▶ _Required task_: Skip the pictures and repeat each line of the data exactly.

▶ _Stored data_:

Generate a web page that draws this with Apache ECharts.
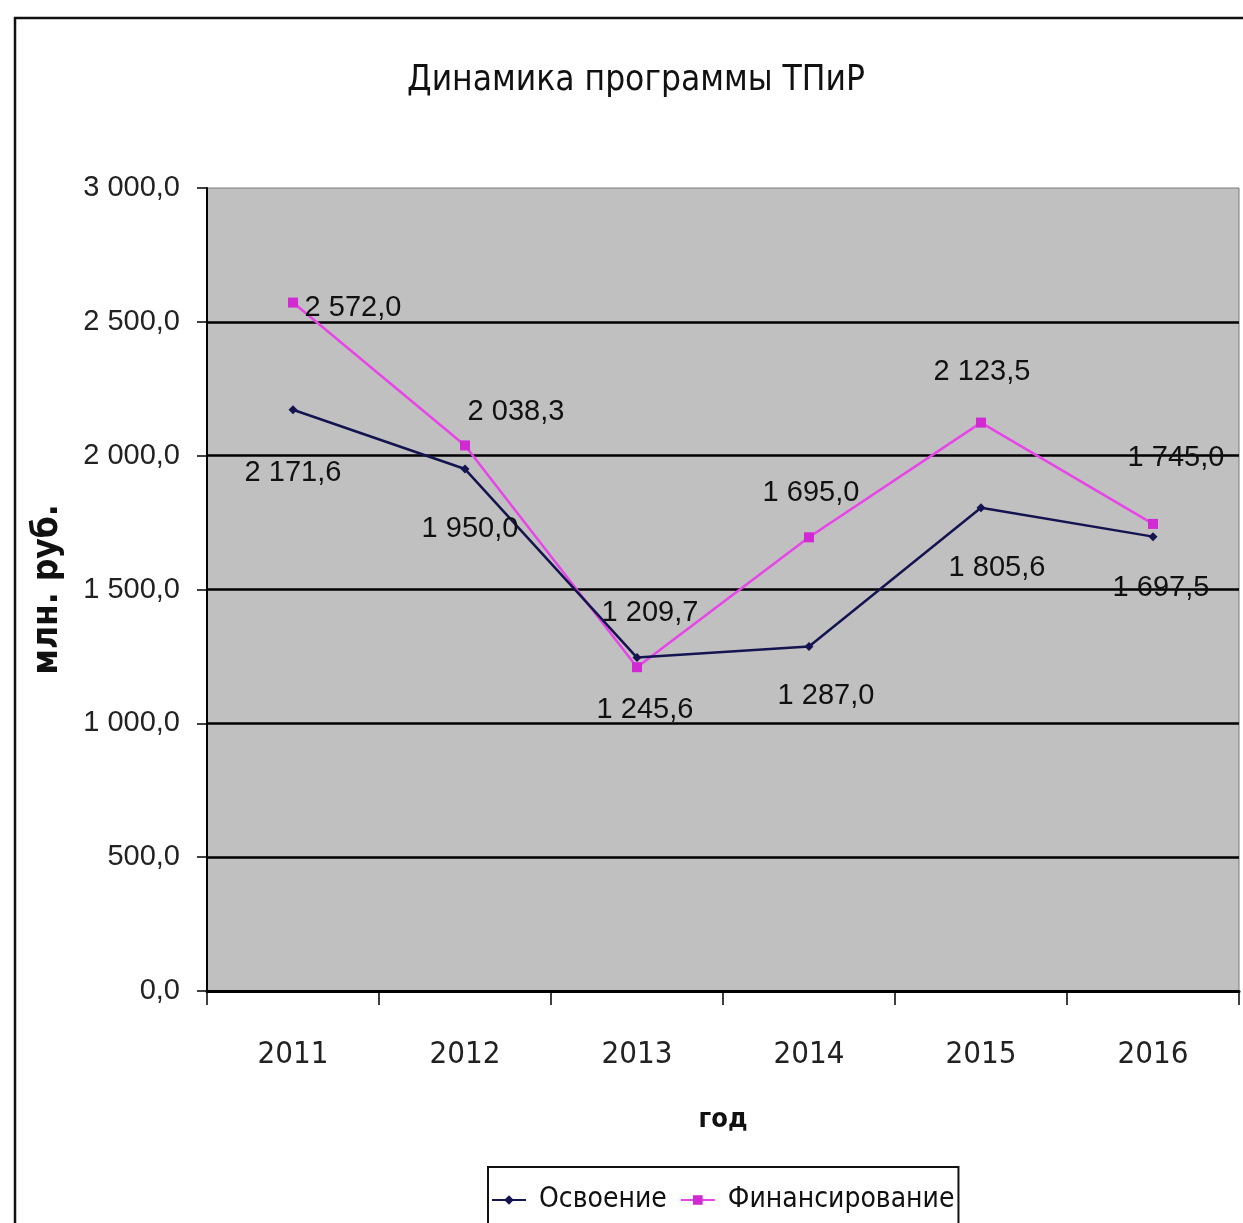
<!DOCTYPE html>
<html>
<head>
<meta charset="utf-8">
<script src="https://cdn.jsdelivr.net/npm/echarts@6/dist/echarts.min.js"></script>
<style>
html,body{margin:0;padding:0;background:#fff;}
#chart{width:1243px;height:1223px;}
</style>
</head>
<body>
<div id="chart"></div>
<script>
const categories = ['2011', '2012', '2013', '2014', '2015', '2016'];
const osvoenie = [2171.6, 1950.0, 1245.6, 1287.0, 1805.6, 1697.5];
const finansirovanie = [2572.0, 2038.3, 1209.7, 1695.0, 2123.5, 1745.0];
const seriesNames = ['Освоение', 'Финансирование'];
const titleText = 'Динамика программы ТПиР';
const yAxisName = 'млн. руб.';
const xAxisName = 'год';

// label placement (layout only)
const osvLabelShift = [[0, 63], [5, 60], [8, 52], [17, 49], [16, 60], [8, 51]];
const finLabelShift = [[60, 5], [51, -33], [13, -54], [2, -44], [1, -51], [23, -66]];

function fmt(v) {
  const s = Number(v).toFixed(1);
  const parts = s.split('.');
  return parts[0].replace(/\B(?=(\d{3})+(?!\d))/g, ' ') + ',' + parts[1];
}

const chart = echarts.init(document.getElementById('chart'));
const labelFont = {fontFamily: '"Liberation Sans", Arial, sans-serif', fontSize: 29, color: '#111'};
const narrow = '"DejaVu Sans Condensed", "Liberation Sans", Arial, sans-serif';

function mkData(vals, shifts) {
  return vals.map((v, i) => ({
    value: v,
    label: {offset: shifts[i]}
  }));
}

chart.setOption({
  backgroundColor: '#ffffff',
  animation: false,
  title: {
    text: titleText,
    left: 631,
    textAlign: 'center',
    top: 58,
    textStyle: {fontFamily: narrow, fontSize: 35, fontWeight: 'normal', color: '#111'}
  },
  graphic: [{
    type: 'rect',
    shape: {x: 15, y: 18, width: 1300, height: 1300},
    style: {fill: 'none', stroke: '#111', lineWidth: 2.5},
    z: -1
  }],
  legend: {
    data: seriesNames,
    left: 488,
    top: 1167,
    padding: [13, 4, 40, 3],
    itemGap: 13,
    itemWidth: 34,
    itemHeight: 12,
    borderColor: '#111',
    borderWidth: 2,
    textStyle: {fontFamily: narrow, fontSize: 28, color: '#111', lineHeight: 40, padding: [0, 0, 0, 8]}
  },
  grid: {
    left: 207,
    right: 4,
    top: 188,
    bottom: 232,
    show: true,
    backgroundColor: '#C0C0C0',
    borderColor: '#7a7a7a',
    borderWidth: 1
  },
  xAxis: {
    type: 'category',
    data: categories,
    boundaryGap: true,
    name: xAxisName,
    nameLocation: 'middle',
    nameGap: 115,
    nameTextStyle: {fontFamily: narrow, fontSize: 27, fontWeight: 'bold', color: '#111'},
    axisLine: {lineStyle: {color: '#000', width: 3}},
    axisTick: {show: true, interval: 0, length: 14, lineStyle: {color: '#000', width: 1.5}},
    axisLabel: {fontFamily: narrow, fontSize: 31, color: '#222', margin: 48, interval: 0},
    splitLine: {show: false}
  },
  yAxis: {
    type: 'value',
    min: 0,
    max: 3000,
    interval: 500,
    name: yAxisName,
    nameLocation: 'middle',
    nameGap: 142,
    nameRotate: 90,
    nameTextStyle: {fontFamily: narrow, fontSize: 35, fontWeight: 'bold', color: '#111'},
    axisLine: {show: true, lineStyle: {color: '#000', width: 2}},
    axisTick: {show: true, length: 10, lineStyle: {color: '#000', width: 1.5}},
    axisLabel: {fontFamily: '"Liberation Sans", Arial, sans-serif', fontSize: 29, color: '#222', margin: 27, formatter: fmt},
    splitLine: {show: true, lineStyle: {color: ['#000', '#000', '#000', '#000', '#000', '#000', 'rgba(0,0,0,0)'], width: 2.5}}
  },
  series: [
    {
      name: seriesNames[0],
      type: 'line',
      data: mkData(osvoenie, osvLabelShift),
      symbol: 'diamond',
      symbolSize: 9,
      itemStyle: {color: '#141450'},
      lineStyle: {color: '#141450', width: 2.5},
      label: Object.assign({show: true, position: 'inside', formatter: p => fmt(p.value)}, labelFont),
      z: 3
    },
    {
      name: seriesNames[1],
      type: 'line',
      data: mkData(finansirovanie, finLabelShift),
      symbol: 'rect',
      symbolSize: 10,
      itemStyle: {color: '#D22AD2'},
      lineStyle: {color: '#E845E8', width: 2.5},
      label: Object.assign({show: true, position: 'inside', formatter: p => fmt(p.value)}, labelFont),
      z: 2
    }
  ]
});
</script>
</body>
</html>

▶ _Response to this exercise_:
Generate a web page that draws this with Apache ECharts.
<!DOCTYPE html>
<html>
<head>
<meta charset="utf-8">
<script src="https://cdn.jsdelivr.net/npm/echarts@6/dist/echarts.min.js"></script>
<style>
html,body{margin:0;padding:0;background:#fff;}
#chart{width:1243px;height:1223px;}
</style>
</head>
<body>
<div id="chart"></div>
<script>
const categories = ['2011', '2012', '2013', '2014', '2015', '2016'];
const osvoenie = [2171.6, 1950.0, 1245.6, 1287.0, 1805.6, 1697.5];
const finansirovanie = [2572.0, 2038.3, 1209.7, 1695.0, 2123.5, 1745.0];
const seriesNames = ['Освоение', 'Финансирование'];
const titleText = 'Динамика программы ТПиР';
const yAxisName = 'млн. руб.';
const xAxisName = 'год';

// label placement (layout only)
const osvLabelShift = [[0, 63], [5, 60], [8, 52], [17, 49], [16, 60], [8, 51]];
const finLabelShift = [[60, 5], [51, -33], [13, -54], [2, -44], [1, -51], [23, -66]];

function fmt(v) {
  const s = Number(v).toFixed(1);
  const parts = s.split('.');
  return parts[0].replace(/\B(?=(\d{3})+(?!\d))/g, ' ') + ',' + parts[1];
}

const chart = echarts.init(document.getElementById('chart'));
const labelFont = {fontFamily: '"Liberation Sans", Arial, sans-serif', fontSize: 29, color: '#111'};
const narrow = '"DejaVu Sans Condensed", "Liberation Sans", Arial, sans-serif';

function mkData(vals, shifts) {
  return vals.map((v, i) => ({
    value: v,
    label: {offset: shifts[i]}
  }));
}

chart.setOption({
  backgroundColor: '#ffffff',
  animation: false,
  title: {
    text: titleText,
    left: 631,
    textAlign: 'center',
    top: 58,
    textStyle: {fontFamily: narrow, fontSize: 35, fontWeight: 'normal', color: '#111'}
  },
  graphic: [{
    type: 'rect',
    shape: {x: 15, y: 18, width: 1300, height: 1300},
    style: {fill: 'none', stroke: '#111', lineWidth: 2.5},
    z: -1
  }],
  legend: {
    data: seriesNames,
    left: 488,
    top: 1167,
    padding: [13, 4, 40, 3],
    itemGap: 13,
    itemWidth: 34,
    itemHeight: 12,
    borderColor: '#111',
    borderWidth: 2,
    textStyle: {fontFamily: narrow, fontSize: 28, color: '#111', lineHeight: 40, padding: [0, 0, 0, 8]}
  },
  grid: {
    left: 207,
    right: 4,
    top: 188,
    bottom: 232,
    show: true,
    backgroundColor: '#C0C0C0',
    borderColor: '#7a7a7a',
    borderWidth: 1
  },
  xAxis: {
    type: 'category',
    data: categories,
    boundaryGap: true,
    name: xAxisName,
    nameLocation: 'middle',
    nameGap: 115,
    nameTextStyle: {fontFamily: narrow, fontSize: 27, fontWeight: 'bold', color: '#111'},
    axisLine: {lineStyle: {color: '#000', width: 3}},
    axisTick: {show: true, interval: 0, length: 14, lineStyle: {color: '#000', width: 1.5}},
    axisLabel: {fontFamily: narrow, fontSize: 31, color: '#222', margin: 48, interval: 0},
    splitLine: {show: false}
  },
  yAxis: {
    type: 'value',
    min: 0,
    max: 3000,
    interval: 500,
    name: yAxisName,
    nameLocation: 'middle',
    nameGap: 142,
    nameRotate: 90,
    nameTextStyle: {fontFamily: narrow, fontSize: 35, fontWeight: 'bold', color: '#111'},
    axisLine: {show: true, lineStyle: {color: '#000', width: 2}},
    axisTick: {show: true, length: 10, lineStyle: {color: '#000', width: 1.5}},
    axisLabel: {fontFamily: '"Liberation Sans", Arial, sans-serif', fontSize: 29, color: '#222', margin: 27, formatter: fmt},
    splitLine: {show: true, lineStyle: {color: ['#000', '#000', '#000', '#000', '#000', '#000', 'rgba(0,0,0,0)'], width: 2.5}}
  },
  series: [
    {
      name: seriesNames[0],
      type: 'line',
      data: mkData(osvoenie, osvLabelShift),
      symbol: 'diamond',
      symbolSize: 9,
      itemStyle: {color: '#141450'},
      lineStyle: {color: '#141450', width: 2.5},
      label: Object.assign({show: true, position: 'inside', formatter: p => fmt(p.value)}, labelFont),
      z: 3
    },
    {
      name: seriesNames[1],
      type: 'line',
      data: mkData(finansirovanie, finLabelShift),
      symbol: 'rect',
      symbolSize: 10,
      itemStyle: {color: '#D22AD2'},
      lineStyle: {color: '#E845E8', width: 2.5},
      label: Object.assign({show: true, position: 'inside', formatter: p => fmt(p.value)}, labelFont),
      z: 2
    }
  ]
});
</script>
</body>
</html>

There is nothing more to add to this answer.